WRITTEN PROBLEM:
All the data should be repeated exactly. Any image in it is left out.
═══ DATA PROVIDED ═══
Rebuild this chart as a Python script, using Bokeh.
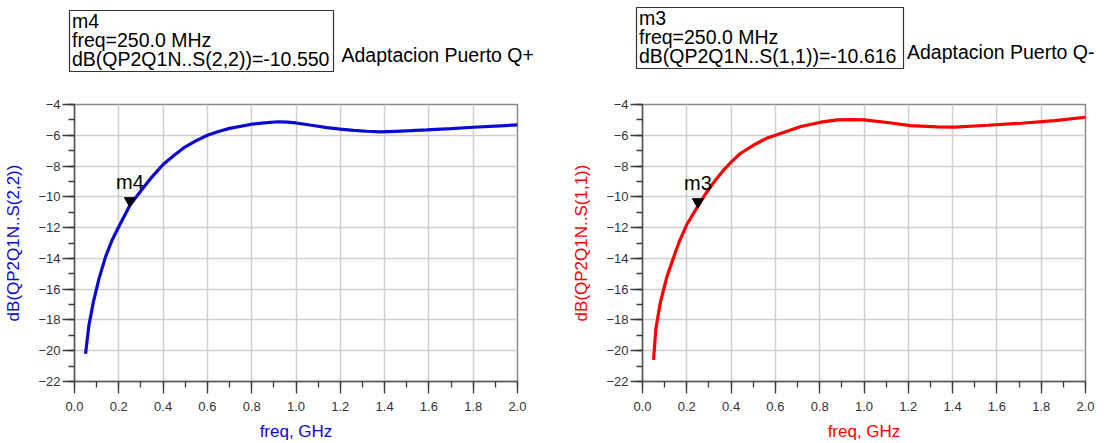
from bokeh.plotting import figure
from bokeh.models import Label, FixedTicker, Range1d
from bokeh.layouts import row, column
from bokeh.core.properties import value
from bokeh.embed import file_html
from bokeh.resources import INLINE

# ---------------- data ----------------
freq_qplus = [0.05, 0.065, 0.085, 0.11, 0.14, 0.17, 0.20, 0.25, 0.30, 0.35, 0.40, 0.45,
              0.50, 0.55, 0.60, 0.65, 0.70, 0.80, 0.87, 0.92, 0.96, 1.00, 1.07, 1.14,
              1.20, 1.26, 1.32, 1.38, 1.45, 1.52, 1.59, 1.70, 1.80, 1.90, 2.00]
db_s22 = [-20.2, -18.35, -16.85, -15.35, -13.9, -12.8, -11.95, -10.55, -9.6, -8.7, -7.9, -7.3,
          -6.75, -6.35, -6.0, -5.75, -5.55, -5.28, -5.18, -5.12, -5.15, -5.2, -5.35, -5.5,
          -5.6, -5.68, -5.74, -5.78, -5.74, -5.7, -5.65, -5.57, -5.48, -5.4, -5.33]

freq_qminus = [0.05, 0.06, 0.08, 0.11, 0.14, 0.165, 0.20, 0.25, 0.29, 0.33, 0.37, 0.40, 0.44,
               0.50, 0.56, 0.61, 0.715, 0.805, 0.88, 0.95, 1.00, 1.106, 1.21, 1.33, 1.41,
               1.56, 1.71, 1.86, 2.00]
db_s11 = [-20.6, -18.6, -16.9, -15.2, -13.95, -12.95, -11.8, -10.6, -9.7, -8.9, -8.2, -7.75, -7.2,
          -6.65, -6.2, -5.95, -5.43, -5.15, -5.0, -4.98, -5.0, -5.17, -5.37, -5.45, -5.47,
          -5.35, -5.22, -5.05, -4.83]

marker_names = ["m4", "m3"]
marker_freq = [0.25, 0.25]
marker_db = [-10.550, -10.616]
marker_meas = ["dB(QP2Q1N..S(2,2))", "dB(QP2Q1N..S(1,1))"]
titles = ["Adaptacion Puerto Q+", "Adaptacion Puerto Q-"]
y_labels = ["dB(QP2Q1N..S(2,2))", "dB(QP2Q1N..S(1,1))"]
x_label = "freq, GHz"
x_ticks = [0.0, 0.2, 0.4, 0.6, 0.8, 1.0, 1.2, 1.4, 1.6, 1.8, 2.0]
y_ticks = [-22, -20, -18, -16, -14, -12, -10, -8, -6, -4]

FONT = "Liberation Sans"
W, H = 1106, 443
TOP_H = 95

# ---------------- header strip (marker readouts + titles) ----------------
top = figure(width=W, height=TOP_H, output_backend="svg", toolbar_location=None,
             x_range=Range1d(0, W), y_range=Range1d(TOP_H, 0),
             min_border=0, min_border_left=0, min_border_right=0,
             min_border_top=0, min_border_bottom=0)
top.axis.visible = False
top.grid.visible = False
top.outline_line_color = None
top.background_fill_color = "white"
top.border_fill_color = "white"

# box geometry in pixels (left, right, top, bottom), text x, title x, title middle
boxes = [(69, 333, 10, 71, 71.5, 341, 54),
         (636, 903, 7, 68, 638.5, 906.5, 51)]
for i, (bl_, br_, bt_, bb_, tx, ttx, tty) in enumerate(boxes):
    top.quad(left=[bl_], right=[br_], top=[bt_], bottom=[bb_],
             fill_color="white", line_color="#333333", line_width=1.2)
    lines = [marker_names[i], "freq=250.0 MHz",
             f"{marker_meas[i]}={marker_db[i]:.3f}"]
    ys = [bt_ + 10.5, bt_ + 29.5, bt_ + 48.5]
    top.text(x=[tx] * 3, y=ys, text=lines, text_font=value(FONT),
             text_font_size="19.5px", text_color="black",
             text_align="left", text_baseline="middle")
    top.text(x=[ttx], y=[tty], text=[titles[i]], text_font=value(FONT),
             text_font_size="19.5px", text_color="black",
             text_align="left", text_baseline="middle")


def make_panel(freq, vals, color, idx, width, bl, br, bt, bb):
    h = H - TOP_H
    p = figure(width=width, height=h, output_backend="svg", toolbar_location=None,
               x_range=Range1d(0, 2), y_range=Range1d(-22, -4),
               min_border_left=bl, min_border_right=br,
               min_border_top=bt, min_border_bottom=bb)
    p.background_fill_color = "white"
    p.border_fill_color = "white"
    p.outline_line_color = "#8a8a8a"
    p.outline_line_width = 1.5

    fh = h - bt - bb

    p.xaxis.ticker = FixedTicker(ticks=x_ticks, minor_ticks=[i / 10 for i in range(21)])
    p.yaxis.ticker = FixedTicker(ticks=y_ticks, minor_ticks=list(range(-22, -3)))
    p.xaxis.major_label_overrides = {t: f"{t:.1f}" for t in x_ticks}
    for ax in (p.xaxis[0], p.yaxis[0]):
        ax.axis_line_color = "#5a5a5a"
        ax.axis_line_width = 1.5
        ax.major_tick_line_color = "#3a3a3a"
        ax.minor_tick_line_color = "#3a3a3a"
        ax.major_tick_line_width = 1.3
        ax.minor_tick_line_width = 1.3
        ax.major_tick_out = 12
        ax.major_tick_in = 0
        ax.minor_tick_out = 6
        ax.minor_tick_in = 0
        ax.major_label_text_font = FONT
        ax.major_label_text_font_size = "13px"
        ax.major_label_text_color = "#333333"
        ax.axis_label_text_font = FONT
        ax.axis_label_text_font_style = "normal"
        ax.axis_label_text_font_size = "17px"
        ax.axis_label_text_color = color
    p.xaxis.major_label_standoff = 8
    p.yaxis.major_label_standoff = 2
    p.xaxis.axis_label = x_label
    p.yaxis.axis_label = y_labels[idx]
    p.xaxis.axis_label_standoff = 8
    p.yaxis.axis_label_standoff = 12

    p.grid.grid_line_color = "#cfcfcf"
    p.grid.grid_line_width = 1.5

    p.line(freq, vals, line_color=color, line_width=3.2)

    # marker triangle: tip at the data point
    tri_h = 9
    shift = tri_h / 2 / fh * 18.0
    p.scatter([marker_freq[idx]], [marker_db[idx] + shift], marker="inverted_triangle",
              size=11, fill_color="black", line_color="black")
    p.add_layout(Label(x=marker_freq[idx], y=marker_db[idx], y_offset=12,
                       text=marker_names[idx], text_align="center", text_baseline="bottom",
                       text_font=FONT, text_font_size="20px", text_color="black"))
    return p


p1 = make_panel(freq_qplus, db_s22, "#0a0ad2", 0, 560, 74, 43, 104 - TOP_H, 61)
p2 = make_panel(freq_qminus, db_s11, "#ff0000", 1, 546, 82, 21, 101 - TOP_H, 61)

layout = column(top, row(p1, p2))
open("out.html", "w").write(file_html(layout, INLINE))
═══
EXPECTED ANSWER:
Rebuild this chart as a Python script, using Bokeh.
from bokeh.plotting import figure
from bokeh.models import Label, FixedTicker, Range1d
from bokeh.layouts import row, column
from bokeh.core.properties import value
from bokeh.embed import file_html
from bokeh.resources import INLINE

# ---------------- data ----------------
freq_qplus = [0.05, 0.065, 0.085, 0.11, 0.14, 0.17, 0.20, 0.25, 0.30, 0.35, 0.40, 0.45,
              0.50, 0.55, 0.60, 0.65, 0.70, 0.80, 0.87, 0.92, 0.96, 1.00, 1.07, 1.14,
              1.20, 1.26, 1.32, 1.38, 1.45, 1.52, 1.59, 1.70, 1.80, 1.90, 2.00]
db_s22 = [-20.2, -18.35, -16.85, -15.35, -13.9, -12.8, -11.95, -10.55, -9.6, -8.7, -7.9, -7.3,
          -6.75, -6.35, -6.0, -5.75, -5.55, -5.28, -5.18, -5.12, -5.15, -5.2, -5.35, -5.5,
          -5.6, -5.68, -5.74, -5.78, -5.74, -5.7, -5.65, -5.57, -5.48, -5.4, -5.33]

freq_qminus = [0.05, 0.06, 0.08, 0.11, 0.14, 0.165, 0.20, 0.25, 0.29, 0.33, 0.37, 0.40, 0.44,
               0.50, 0.56, 0.61, 0.715, 0.805, 0.88, 0.95, 1.00, 1.106, 1.21, 1.33, 1.41,
               1.56, 1.71, 1.86, 2.00]
db_s11 = [-20.6, -18.6, -16.9, -15.2, -13.95, -12.95, -11.8, -10.6, -9.7, -8.9, -8.2, -7.75, -7.2,
          -6.65, -6.2, -5.95, -5.43, -5.15, -5.0, -4.98, -5.0, -5.17, -5.37, -5.45, -5.47,
          -5.35, -5.22, -5.05, -4.83]

marker_names = ["m4", "m3"]
marker_freq = [0.25, 0.25]
marker_db = [-10.550, -10.616]
marker_meas = ["dB(QP2Q1N..S(2,2))", "dB(QP2Q1N..S(1,1))"]
titles = ["Adaptacion Puerto Q+", "Adaptacion Puerto Q-"]
y_labels = ["dB(QP2Q1N..S(2,2))", "dB(QP2Q1N..S(1,1))"]
x_label = "freq, GHz"
x_ticks = [0.0, 0.2, 0.4, 0.6, 0.8, 1.0, 1.2, 1.4, 1.6, 1.8, 2.0]
y_ticks = [-22, -20, -18, -16, -14, -12, -10, -8, -6, -4]

FONT = "Liberation Sans"
W, H = 1106, 443
TOP_H = 95

# ---------------- header strip (marker readouts + titles) ----------------
top = figure(width=W, height=TOP_H, output_backend="svg", toolbar_location=None,
             x_range=Range1d(0, W), y_range=Range1d(TOP_H, 0),
             min_border=0, min_border_left=0, min_border_right=0,
             min_border_top=0, min_border_bottom=0)
top.axis.visible = False
top.grid.visible = False
top.outline_line_color = None
top.background_fill_color = "white"
top.border_fill_color = "white"

# box geometry in pixels (left, right, top, bottom), text x, title x, title middle
boxes = [(69, 333, 10, 71, 71.5, 341, 54),
         (636, 903, 7, 68, 638.5, 906.5, 51)]
for i, (bl_, br_, bt_, bb_, tx, ttx, tty) in enumerate(boxes):
    top.quad(left=[bl_], right=[br_], top=[bt_], bottom=[bb_],
             fill_color="white", line_color="#333333", line_width=1.2)
    lines = [marker_names[i], "freq=250.0 MHz",
             f"{marker_meas[i]}={marker_db[i]:.3f}"]
    ys = [bt_ + 10.5, bt_ + 29.5, bt_ + 48.5]
    top.text(x=[tx] * 3, y=ys, text=lines, text_font=value(FONT),
             text_font_size="19.5px", text_color="black",
             text_align="left", text_baseline="middle")
    top.text(x=[ttx], y=[tty], text=[titles[i]], text_font=value(FONT),
             text_font_size="19.5px", text_color="black",
             text_align="left", text_baseline="middle")


def make_panel(freq, vals, color, idx, width, bl, br, bt, bb):
    h = H - TOP_H
    p = figure(width=width, height=h, output_backend="svg", toolbar_location=None,
               x_range=Range1d(0, 2), y_range=Range1d(-22, -4),
               min_border_left=bl, min_border_right=br,
               min_border_top=bt, min_border_bottom=bb)
    p.background_fill_color = "white"
    p.border_fill_color = "white"
    p.outline_line_color = "#8a8a8a"
    p.outline_line_width = 1.5

    fh = h - bt - bb

    p.xaxis.ticker = FixedTicker(ticks=x_ticks, minor_ticks=[i / 10 for i in range(21)])
    p.yaxis.ticker = FixedTicker(ticks=y_ticks, minor_ticks=list(range(-22, -3)))
    p.xaxis.major_label_overrides = {t: f"{t:.1f}" for t in x_ticks}
    for ax in (p.xaxis[0], p.yaxis[0]):
        ax.axis_line_color = "#5a5a5a"
        ax.axis_line_width = 1.5
        ax.major_tick_line_color = "#3a3a3a"
        ax.minor_tick_line_color = "#3a3a3a"
        ax.major_tick_line_width = 1.3
        ax.minor_tick_line_width = 1.3
        ax.major_tick_out = 12
        ax.major_tick_in = 0
        ax.minor_tick_out = 6
        ax.minor_tick_in = 0
        ax.major_label_text_font = FONT
        ax.major_label_text_font_size = "13px"
        ax.major_label_text_color = "#333333"
        ax.axis_label_text_font = FONT
        ax.axis_label_text_font_style = "normal"
        ax.axis_label_text_font_size = "17px"
        ax.axis_label_text_color = color
    p.xaxis.major_label_standoff = 8
    p.yaxis.major_label_standoff = 2
    p.xaxis.axis_label = x_label
    p.yaxis.axis_label = y_labels[idx]
    p.xaxis.axis_label_standoff = 8
    p.yaxis.axis_label_standoff = 12

    p.grid.grid_line_color = "#cfcfcf"
    p.grid.grid_line_width = 1.5

    p.line(freq, vals, line_color=color, line_width=3.2)

    # marker triangle: tip at the data point
    tri_h = 9
    shift = tri_h / 2 / fh * 18.0
    p.scatter([marker_freq[idx]], [marker_db[idx] + shift], marker="inverted_triangle",
              size=11, fill_color="black", line_color="black")
    p.add_layout(Label(x=marker_freq[idx], y=marker_db[idx], y_offset=12,
                       text=marker_names[idx], text_align="center", text_baseline="bottom",
                       text_font=FONT, text_font_size="20px", text_color="black"))
    return p


p1 = make_panel(freq_qplus, db_s22, "#0a0ad2", 0, 560, 74, 43, 104 - TOP_H, 61)
p2 = make_panel(freq_qminus, db_s11, "#ff0000", 1, 546, 82, 21, 101 - TOP_H, 61)

layout = column(top, row(p1, p2))
open("out.html", "w").write(file_html(layout, INLINE))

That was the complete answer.